Wednesday, August 13, 2014

General Electric Set to Sell its Home Appliance Business, but at What Price?

According to press reports, General Electric Company is considering selling off its home appliances and lighting division, with figures of $1.5 billion to $2.5 billion being tossed around. While the deal makes perfect strategic sense for General Electric, the price looks too low when compared with home-appliance peers such as Whirlpool Corp . Moreover, the division has significant growth opportunities from the replacement cycle in the home appliance industry, and in LED lighting -- just look at Cree, Inc.  and its LED lighting prospects. So, what sort of price would make sense?

General Electric continues restructuring

From the company's perspective, selling the division would further CEO Jeffrey Immelt's aim of refocusing the company back onto its industrial side. Most people don't consider it a core holding, even though the home appliances and lighting division represents the most visible part of the business to the American consumer.

As for other elements of the company's plans, investors can read here about how it's been investing in its oil and gas division and here about its aviation division. Meanwhile, the IPO of Synchrony Financial, its consumer lending unit, is further evidence of its shift in emphasis toward the industrial sector.
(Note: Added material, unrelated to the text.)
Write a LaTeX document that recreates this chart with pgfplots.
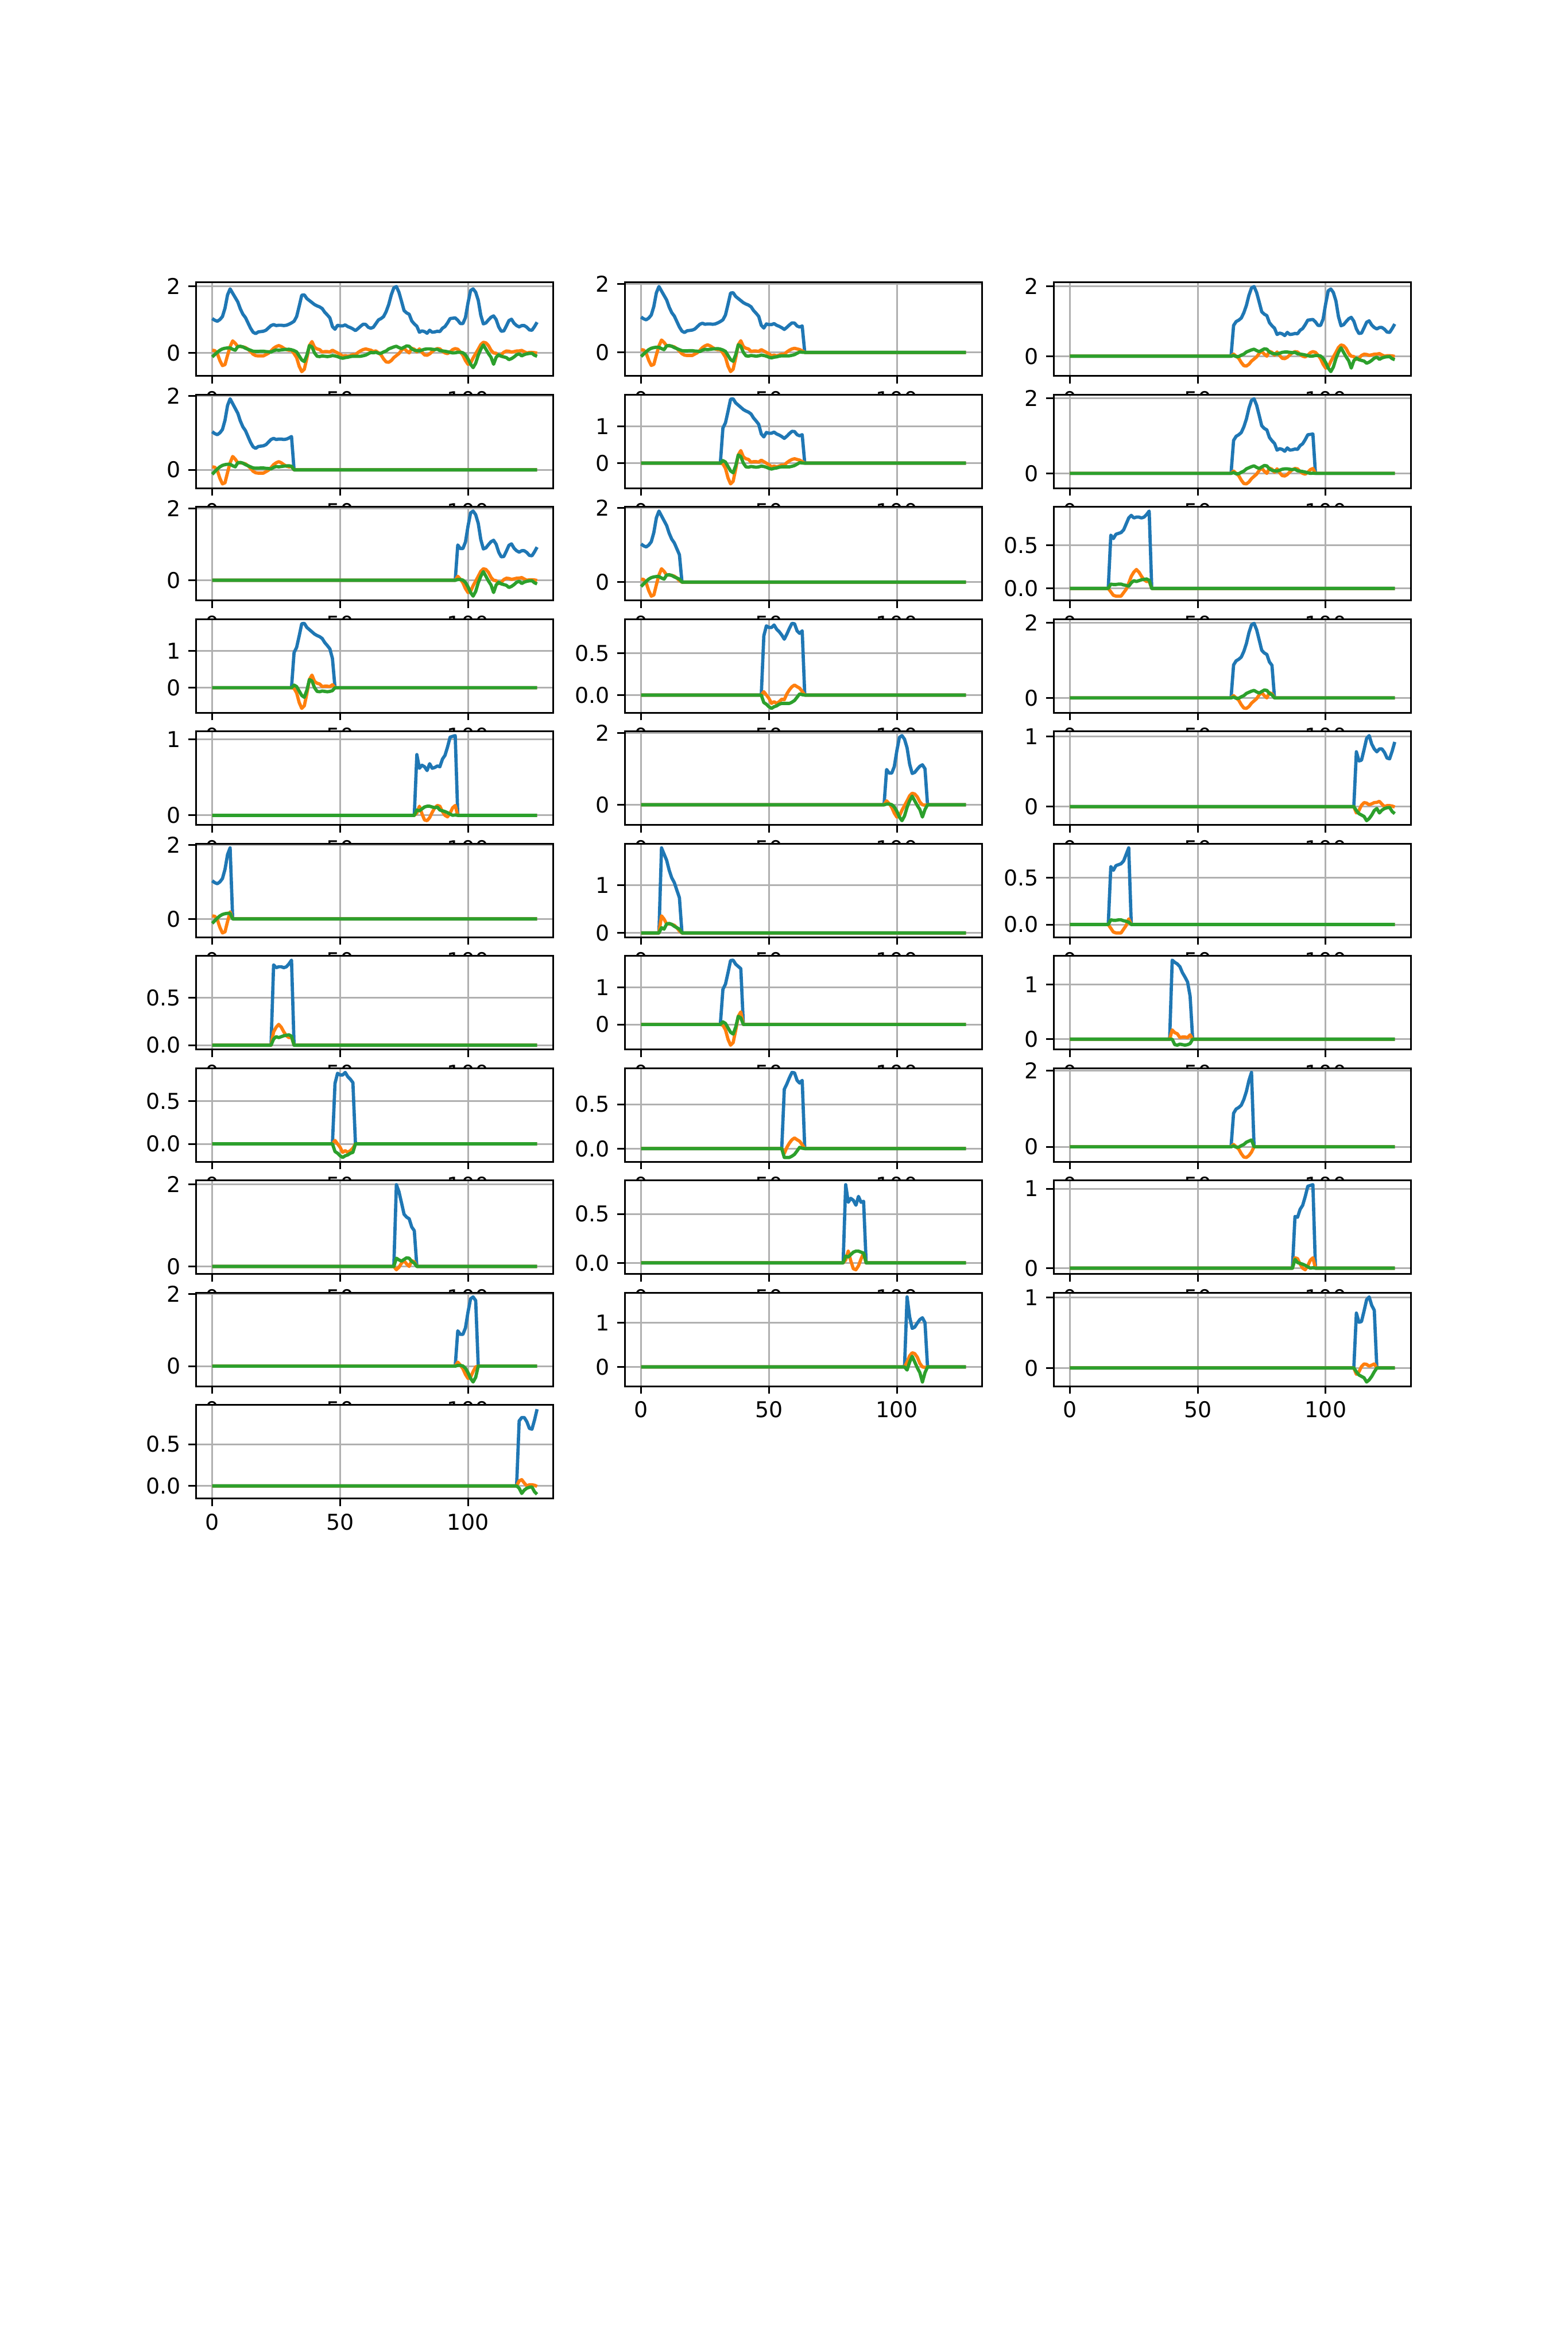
\documentclass[border=0pt]{standalone}
\usepackage{fontspec}
\setmainfont{DejaVu Sans}
\usepackage{pgfplots}
\usepackage{pgfplotstable}
\pgfplotsset{compat=1.18}
\definecolor{c0}{HTML}{1F77B4}
\definecolor{c1}{HTML}{FF7F0E}
\definecolor{c2}{HTML}{2CA02C}
\definecolor{gridc}{HTML}{B0B0B0}

\pgfplotstableread{
x b o g
0 1.03 0.08 -0.12
1 0.98 0.07 -0.05
2 0.95 -0.02 0.02
3 1.00 -0.23 0.08
4 1.09 -0.38 0.12
5 1.34 -0.35 0.14
6 1.74 -0.07 0.15
7 1.92 0.19 0.15
8 1.79 0.36 0.11
9 1.66 0.29 0.08
10 1.53 0.19 0.19
11 1.32 0.19 0.20
12 1.16 0.18 0.18
13 1.06 0.16 0.14
14 0.90 0.11 0.11
15 0.74 0.04 0.08
16 0.62 -0.04 0.05
17 0.58 -0.08 0.045
18 0.63 -0.09 0.045
19 0.64 -0.09 0.05
20 0.65 -0.09 0.05
21 0.68 -0.05 0.04
22 0.75 -0.01 0.035
23 0.82 0.06 0.025
24 0.85 0.14 0.065
25 0.82 0.19 0.09
26 0.83 0.22 0.08
27 0.83 0.19 0.09
28 0.82 0.14 0.10
29 0.83 0.10 0.105
30 0.86 0.08 0.11
31 0.90 0.085 0.095
32 0.95 -0.02 0.07
33 1.09 -0.14 0.03
34 1.40 -0.40 -0.09
35 1.73 -0.56 -0.21
36 1.74 -0.49 -0.26
37 1.63 -0.16 -0.07
38 1.57 0.22 0.22
39 1.51 0.34 0.18
40 1.45 0.17 0.00
41 1.41 0.12 -0.10
42 1.38 0.10 -0.11
43 1.33 0.03 -0.09
44 1.22 0.04 -0.10
45 1.14 0.04 -0.11
46 1.05 0.03 -0.10
47 0.79 0.08 -0.08
48 0.71 0.04 -0.09
49 0.83 0.00 -0.11
50 0.81 -0.04 -0.14
51 0.81 -0.10 -0.16
52 0.84 -0.08 -0.14
53 0.79 -0.10 -0.13
54 0.76 -0.08 -0.11
55 0.72 -0.05 -0.10
56 0.67 -0.055 -0.10
57 0.73 0.014 -0.10
58 0.80 0.063 -0.10
59 0.86 0.10 -0.085
60 0.855 0.12 -0.065
61 0.77 0.10 -0.026
62 0.74 0.083 0.014
63 0.77 0.043 0.004
64 0.88 0.06 0.02
65 0.99 0.00 -0.01
66 1.03 -0.06 -0.01
67 1.09 -0.18 0.03
68 1.24 -0.27 0.06
69 1.45 -0.28 0.12
70 1.74 -0.23 0.15
71 1.95 -0.14 0.18
72 1.99 -0.08 0.20
73 1.82 -0.02 0.16
74 1.55 0.08 0.13
75 1.27 0.14 0.17
76 1.20 0.06 0.21
77 1.16 0.00 0.20
78 0.96 0.14 0.12
79 0.87 0.11 0.08
80 0.80 0.03 0.07
81 0.62 0.12 0.06
82 0.66 0.02 0.085
83 0.64 -0.06 0.11
84 0.59 -0.07 0.12
85 0.68 -0.03 0.12
86 0.62 0.04 0.11
87 0.63 0.10 0.10
88 0.65 0.13 0.11
89 0.64 0.12 0.07
90 0.74 0.05 0.06
91 0.79 0.00 0.05
92 0.90 -0.02 0.035
93 1.03 0.03 0.017
94 1.04 0.10 0.00
95 1.05 0.13 0.005
96 0.98 0.11 0.02
97 0.88 0.03 0.02
98 0.88 -0.07 0.005
99 1.06 -0.23 -0.06
100 1.50 -0.34 -0.18
101 1.87 -0.31 -0.34
102 1.92 -0.15 -0.44
103 1.82 -0.02 -0.31
104 1.58 0.11 -0.07
105 1.13 0.25 0.11
106 0.87 0.32 0.24
107 0.90 0.30 0.11
108 0.99 0.22 -0.02
109 1.07 0.08 -0.13
110 1.11 0.00 -0.34
111 1.00 -0.01 -0.13
112 0.78 -0.09 -0.055
113 0.65 -0.055 -0.10
114 0.66 0.02 -0.12
115 0.81 0.057 -0.14
116 0.97 0.05 -0.20
117 1.01 0.025 -0.17
118 0.89 0.04 -0.12
119 0.82 0.057 -0.055
120 0.78 0.06 -0.027
121 0.82 0.075 -0.09
122 0.82 0.035 -0.05
123 0.77 0.00 -0.027
124 0.69 0.014 -0.016
125 0.68 0.014 -0.012
126 0.79 0.008 -0.07
127 0.92 -0.006 -0.10
}\sig

\pgfplotsset{
  ps/.style={
    scale only axis, width=164.11bp, height=42.96bp, anchor=north west,
    xmin=-6.35, xmax=133.35, enlarge y limits={rel=0.05},
    xtick={0,50,100}, xticklabels={0,50,100},
    grid=major, major grid style={gridc, line width=0.8bp},
    tick align=outside, tick pos=left, major tick length=3.5bp,
    major tick style={black, line width=0.8bp},
    axis line style={black, line width=0.8bp},
    axis background/.style={fill=white},
    tick label style={font=\fontsize{10bp}{12bp}\selectfont},
    every axis plot/.append style={line width=1.5bp, line join=round, no markers},
  },
  tA/.style={ytick={0,2}, yticklabels={0,2}},
  tB/.style={ytick={0,1}, yticklabels={0,1}},
  tC/.style={ytick={0,0.5}, yticklabels={0.0,0.5}},
}

% #1 column, #2 row, #3 first index, #4 end index (excluded), #5 tick style
\newcommand{\panel}[5]{%
\begin{axis}[ps, #5,
  at={({(375+(#1-1)*820.6)*0.24bp},{(4500-540-(#2-1)*214.8)*0.24bp})}]
\addplot[c0] table[x=x, y expr={(\thisrow{x}>=#3 && \thisrow{x}<#4) ? \thisrow{b} : 0}] {\sig};
\addplot[c1] table[x=x, y expr={(\thisrow{x}>=#3 && \thisrow{x}<#4) ? \thisrow{o} : 0}] {\sig};
\addplot[c2] table[x=x, y expr={(\thisrow{x}>=#3 && \thisrow{x}<#4) ? \thisrow{g} : 0}] {\sig};
\end{axis}}

\begin{document}
\begin{tikzpicture}
\fill[white] (0,0) rectangle (720bp,1080bp);
\panel{1}{1}{0}{128}{tA}
\panel{2}{1}{0}{64}{tA}
\panel{3}{1}{64}{128}{tA}
\panel{1}{2}{0}{32}{tA}
\panel{2}{2}{32}{64}{tB}
\panel{3}{2}{64}{96}{tA}
\panel{1}{3}{96}{128}{tA}
\panel{2}{3}{0}{16}{tA}
\panel{3}{3}{16}{32}{tC}
\panel{1}{4}{32}{48}{tB}
\panel{2}{4}{48}{64}{tC}
\panel{3}{4}{64}{80}{tA}
\panel{1}{5}{80}{96}{tB}
\panel{2}{5}{96}{112}{tA}
\panel{3}{5}{112}{128}{tB}
\panel{1}{6}{0}{8}{tA}
\panel{2}{6}{8}{16}{tB}
\panel{3}{6}{16}{24}{tC}
\panel{1}{7}{24}{32}{tC}
\panel{2}{7}{32}{40}{tB}
\panel{3}{7}{40}{48}{tB}
\panel{1}{8}{48}{56}{tC}
\panel{2}{8}{56}{64}{tC}
\panel{3}{8}{64}{72}{tA}
\panel{1}{9}{72}{80}{tA}
\panel{2}{9}{80}{88}{tC}
\panel{3}{9}{88}{96}{tB}
\panel{1}{10}{96}{104}{tA}
\panel{2}{10}{104}{112}{tB}
\panel{3}{10}{112}{120}{tB}
\panel{1}{11}{120}{128}{tC}
\pgfresetboundingbox
\path (0,0) rectangle (720bp,1080bp);
\end{tikzpicture}
\end{document}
Meanwhile, the bid for Alstom's energy business is seen as a sign of acquisition activity in the sector and an attempt to generate cost synergies by consolidating power-generation operations.

In the context of all this activity, the sale of the home-appliances business makes perfect sense. Despite being an iconic business, the division ranks third in the U.S. behind Whirlpool and Electrolux. Moreover, it's the smallest contributor to segmental profitability, and selling it would free up management's time and resources to focus on its industrial operations.